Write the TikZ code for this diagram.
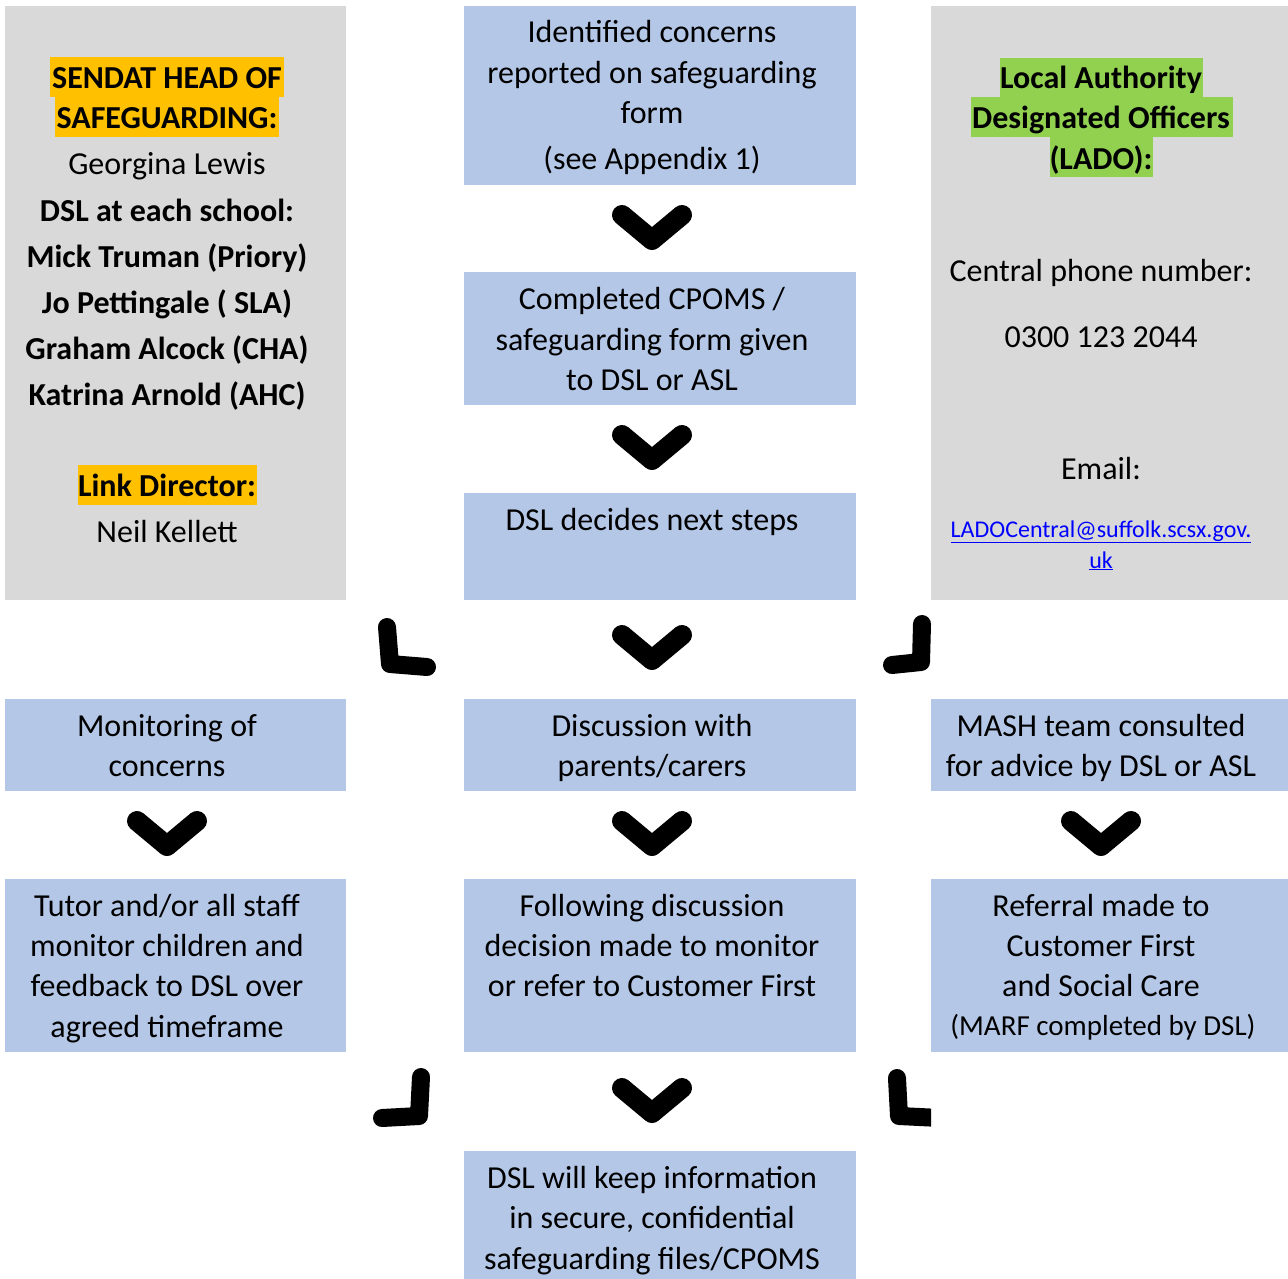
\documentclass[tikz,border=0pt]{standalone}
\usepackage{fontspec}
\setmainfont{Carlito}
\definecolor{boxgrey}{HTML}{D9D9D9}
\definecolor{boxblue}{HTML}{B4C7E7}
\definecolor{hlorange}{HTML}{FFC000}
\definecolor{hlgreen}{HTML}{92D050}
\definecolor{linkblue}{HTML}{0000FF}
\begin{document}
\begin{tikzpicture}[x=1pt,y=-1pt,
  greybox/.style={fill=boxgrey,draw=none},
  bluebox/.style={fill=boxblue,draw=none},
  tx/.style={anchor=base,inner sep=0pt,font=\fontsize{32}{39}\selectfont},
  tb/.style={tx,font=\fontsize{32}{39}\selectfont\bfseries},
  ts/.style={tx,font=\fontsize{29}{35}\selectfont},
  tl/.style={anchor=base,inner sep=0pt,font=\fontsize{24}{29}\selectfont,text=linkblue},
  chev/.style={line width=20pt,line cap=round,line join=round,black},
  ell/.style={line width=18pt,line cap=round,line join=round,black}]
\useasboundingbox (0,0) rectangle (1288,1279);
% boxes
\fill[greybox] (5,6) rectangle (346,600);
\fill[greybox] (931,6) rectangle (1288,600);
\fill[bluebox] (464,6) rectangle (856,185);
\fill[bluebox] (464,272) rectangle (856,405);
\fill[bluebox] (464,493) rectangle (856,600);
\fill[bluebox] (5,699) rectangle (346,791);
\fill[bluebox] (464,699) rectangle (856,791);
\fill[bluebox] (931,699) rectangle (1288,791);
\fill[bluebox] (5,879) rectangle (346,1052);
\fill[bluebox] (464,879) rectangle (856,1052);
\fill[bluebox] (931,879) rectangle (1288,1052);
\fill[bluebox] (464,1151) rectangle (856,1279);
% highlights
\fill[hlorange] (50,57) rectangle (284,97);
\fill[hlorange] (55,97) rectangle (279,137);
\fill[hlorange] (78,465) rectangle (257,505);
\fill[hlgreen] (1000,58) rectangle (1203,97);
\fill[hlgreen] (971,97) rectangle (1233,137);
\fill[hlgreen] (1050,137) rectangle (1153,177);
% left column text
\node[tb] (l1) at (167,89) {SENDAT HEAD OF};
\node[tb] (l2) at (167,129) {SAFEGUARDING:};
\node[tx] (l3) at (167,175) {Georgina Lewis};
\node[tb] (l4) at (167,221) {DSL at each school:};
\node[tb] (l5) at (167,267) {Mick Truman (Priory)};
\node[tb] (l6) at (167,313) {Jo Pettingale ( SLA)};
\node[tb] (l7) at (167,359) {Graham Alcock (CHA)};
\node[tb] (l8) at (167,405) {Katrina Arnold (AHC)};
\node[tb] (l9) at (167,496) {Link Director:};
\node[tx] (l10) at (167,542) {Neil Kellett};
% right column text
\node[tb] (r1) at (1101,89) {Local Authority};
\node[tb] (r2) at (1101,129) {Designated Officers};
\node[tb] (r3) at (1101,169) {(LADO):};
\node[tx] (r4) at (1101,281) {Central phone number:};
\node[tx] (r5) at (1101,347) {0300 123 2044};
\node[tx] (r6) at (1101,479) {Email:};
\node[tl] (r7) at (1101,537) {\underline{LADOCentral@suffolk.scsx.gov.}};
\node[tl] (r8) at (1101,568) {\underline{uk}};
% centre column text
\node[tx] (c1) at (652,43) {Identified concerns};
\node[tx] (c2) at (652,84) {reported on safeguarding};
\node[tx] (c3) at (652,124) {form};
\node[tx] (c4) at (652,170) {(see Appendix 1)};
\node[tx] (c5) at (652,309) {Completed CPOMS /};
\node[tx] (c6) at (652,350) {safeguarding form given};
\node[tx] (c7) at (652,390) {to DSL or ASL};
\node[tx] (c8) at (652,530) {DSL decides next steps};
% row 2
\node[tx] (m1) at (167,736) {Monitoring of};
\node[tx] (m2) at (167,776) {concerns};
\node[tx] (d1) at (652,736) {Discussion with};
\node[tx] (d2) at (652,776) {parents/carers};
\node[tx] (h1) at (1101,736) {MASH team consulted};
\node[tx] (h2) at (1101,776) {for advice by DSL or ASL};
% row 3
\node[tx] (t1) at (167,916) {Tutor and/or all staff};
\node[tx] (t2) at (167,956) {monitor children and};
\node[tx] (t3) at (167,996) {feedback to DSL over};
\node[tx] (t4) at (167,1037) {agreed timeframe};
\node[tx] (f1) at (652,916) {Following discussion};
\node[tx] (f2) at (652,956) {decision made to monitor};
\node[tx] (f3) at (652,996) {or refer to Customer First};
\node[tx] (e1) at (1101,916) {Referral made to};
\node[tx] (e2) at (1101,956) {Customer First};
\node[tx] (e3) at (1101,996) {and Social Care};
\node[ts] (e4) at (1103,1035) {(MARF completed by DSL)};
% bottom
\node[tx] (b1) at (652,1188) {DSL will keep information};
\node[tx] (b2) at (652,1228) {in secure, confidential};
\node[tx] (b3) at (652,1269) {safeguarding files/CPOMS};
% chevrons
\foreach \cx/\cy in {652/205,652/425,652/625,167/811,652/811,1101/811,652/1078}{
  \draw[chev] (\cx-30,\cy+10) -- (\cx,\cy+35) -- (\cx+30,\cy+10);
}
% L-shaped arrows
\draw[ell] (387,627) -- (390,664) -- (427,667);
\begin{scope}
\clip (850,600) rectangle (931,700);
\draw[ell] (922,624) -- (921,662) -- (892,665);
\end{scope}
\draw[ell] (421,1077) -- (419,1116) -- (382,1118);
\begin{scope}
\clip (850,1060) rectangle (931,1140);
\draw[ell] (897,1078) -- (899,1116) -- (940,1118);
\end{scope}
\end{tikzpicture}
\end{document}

:::::

Do not copy the pictures, but repeat every line exactly.

# Answer to the problem
Write the TikZ code for this diagram.
\documentclass[tikz,border=0pt]{standalone}
\usepackage{fontspec}
\setmainfont{Carlito}
\definecolor{boxgrey}{HTML}{D9D9D9}
\definecolor{boxblue}{HTML}{B4C7E7}
\definecolor{hlorange}{HTML}{FFC000}
\definecolor{hlgreen}{HTML}{92D050}
\definecolor{linkblue}{HTML}{0000FF}
\begin{document}
\begin{tikzpicture}[x=1pt,y=-1pt,
  greybox/.style={fill=boxgrey,draw=none},
  bluebox/.style={fill=boxblue,draw=none},
  tx/.style={anchor=base,inner sep=0pt,font=\fontsize{32}{39}\selectfont},
  tb/.style={tx,font=\fontsize{32}{39}\selectfont\bfseries},
  ts/.style={tx,font=\fontsize{29}{35}\selectfont},
  tl/.style={anchor=base,inner sep=0pt,font=\fontsize{24}{29}\selectfont,text=linkblue},
  chev/.style={line width=20pt,line cap=round,line join=round,black},
  ell/.style={line width=18pt,line cap=round,line join=round,black}]
\useasboundingbox (0,0) rectangle (1288,1279);
% boxes
\fill[greybox] (5,6) rectangle (346,600);
\fill[greybox] (931,6) rectangle (1288,600);
\fill[bluebox] (464,6) rectangle (856,185);
\fill[bluebox] (464,272) rectangle (856,405);
\fill[bluebox] (464,493) rectangle (856,600);
\fill[bluebox] (5,699) rectangle (346,791);
\fill[bluebox] (464,699) rectangle (856,791);
\fill[bluebox] (931,699) rectangle (1288,791);
\fill[bluebox] (5,879) rectangle (346,1052);
\fill[bluebox] (464,879) rectangle (856,1052);
\fill[bluebox] (931,879) rectangle (1288,1052);
\fill[bluebox] (464,1151) rectangle (856,1279);
% highlights
\fill[hlorange] (50,57) rectangle (284,97);
\fill[hlorange] (55,97) rectangle (279,137);
\fill[hlorange] (78,465) rectangle (257,505);
\fill[hlgreen] (1000,58) rectangle (1203,97);
\fill[hlgreen] (971,97) rectangle (1233,137);
\fill[hlgreen] (1050,137) rectangle (1153,177);
% left column text
\node[tb] (l1) at (167,89) {SENDAT HEAD OF};
\node[tb] (l2) at (167,129) {SAFEGUARDING:};
\node[tx] (l3) at (167,175) {Georgina Lewis};
\node[tb] (l4) at (167,221) {DSL at each school:};
\node[tb] (l5) at (167,267) {Mick Truman (Priory)};
\node[tb] (l6) at (167,313) {Jo Pettingale ( SLA)};
\node[tb] (l7) at (167,359) {Graham Alcock (CHA)};
\node[tb] (l8) at (167,405) {Katrina Arnold (AHC)};
\node[tb] (l9) at (167,496) {Link Director:};
\node[tx] (l10) at (167,542) {Neil Kellett};
% right column text
\node[tb] (r1) at (1101,89) {Local Authority};
\node[tb] (r2) at (1101,129) {Designated Officers};
\node[tb] (r3) at (1101,169) {(LADO):};
\node[tx] (r4) at (1101,281) {Central phone number:};
\node[tx] (r5) at (1101,347) {0300 123 2044};
\node[tx] (r6) at (1101,479) {Email:};
\node[tl] (r7) at (1101,537) {\underline{LADOCentral@suffolk.scsx.gov.}};
\node[tl] (r8) at (1101,568) {\underline{uk}};
% centre column text
\node[tx] (c1) at (652,43) {Identified concerns};
\node[tx] (c2) at (652,84) {reported on safeguarding};
\node[tx] (c3) at (652,124) {form};
\node[tx] (c4) at (652,170) {(see Appendix 1)};
\node[tx] (c5) at (652,309) {Completed CPOMS /};
\node[tx] (c6) at (652,350) {safeguarding form given};
\node[tx] (c7) at (652,390) {to DSL or ASL};
\node[tx] (c8) at (652,530) {DSL decides next steps};
% row 2
\node[tx] (m1) at (167,736) {Monitoring of};
\node[tx] (m2) at (167,776) {concerns};
\node[tx] (d1) at (652,736) {Discussion with};
\node[tx] (d2) at (652,776) {parents/carers};
\node[tx] (h1) at (1101,736) {MASH team consulted};
\node[tx] (h2) at (1101,776) {for advice by DSL or ASL};
% row 3
\node[tx] (t1) at (167,916) {Tutor and/or all staff};
\node[tx] (t2) at (167,956) {monitor children and};
\node[tx] (t3) at (167,996) {feedback to DSL over};
\node[tx] (t4) at (167,1037) {agreed timeframe};
\node[tx] (f1) at (652,916) {Following discussion};
\node[tx] (f2) at (652,956) {decision made to monitor};
\node[tx] (f3) at (652,996) {or refer to Customer First};
\node[tx] (e1) at (1101,916) {Referral made to};
\node[tx] (e2) at (1101,956) {Customer First};
\node[tx] (e3) at (1101,996) {and Social Care};
\node[ts] (e4) at (1103,1035) {(MARF completed by DSL)};
% bottom
\node[tx] (b1) at (652,1188) {DSL will keep information};
\node[tx] (b2) at (652,1228) {in secure, confidential};
\node[tx] (b3) at (652,1269) {safeguarding files/CPOMS};
% chevrons
\foreach \cx/\cy in {652/205,652/425,652/625,167/811,652/811,1101/811,652/1078}{
  \draw[chev] (\cx-30,\cy+10) -- (\cx,\cy+35) -- (\cx+30,\cy+10);
}
% L-shaped arrows
\draw[ell] (387,627) -- (390,664) -- (427,667);
\begin{scope}
\clip (850,600) rectangle (931,700);
\draw[ell] (922,624) -- (921,662) -- (892,665);
\end{scope}
\draw[ell] (421,1077) -- (419,1116) -- (382,1118);
\begin{scope}
\clip (850,1060) rectangle (931,1140);
\draw[ell] (897,1078) -- (899,1116) -- (940,1118);
\end{scope}
\end{tikzpicture}
\end{document}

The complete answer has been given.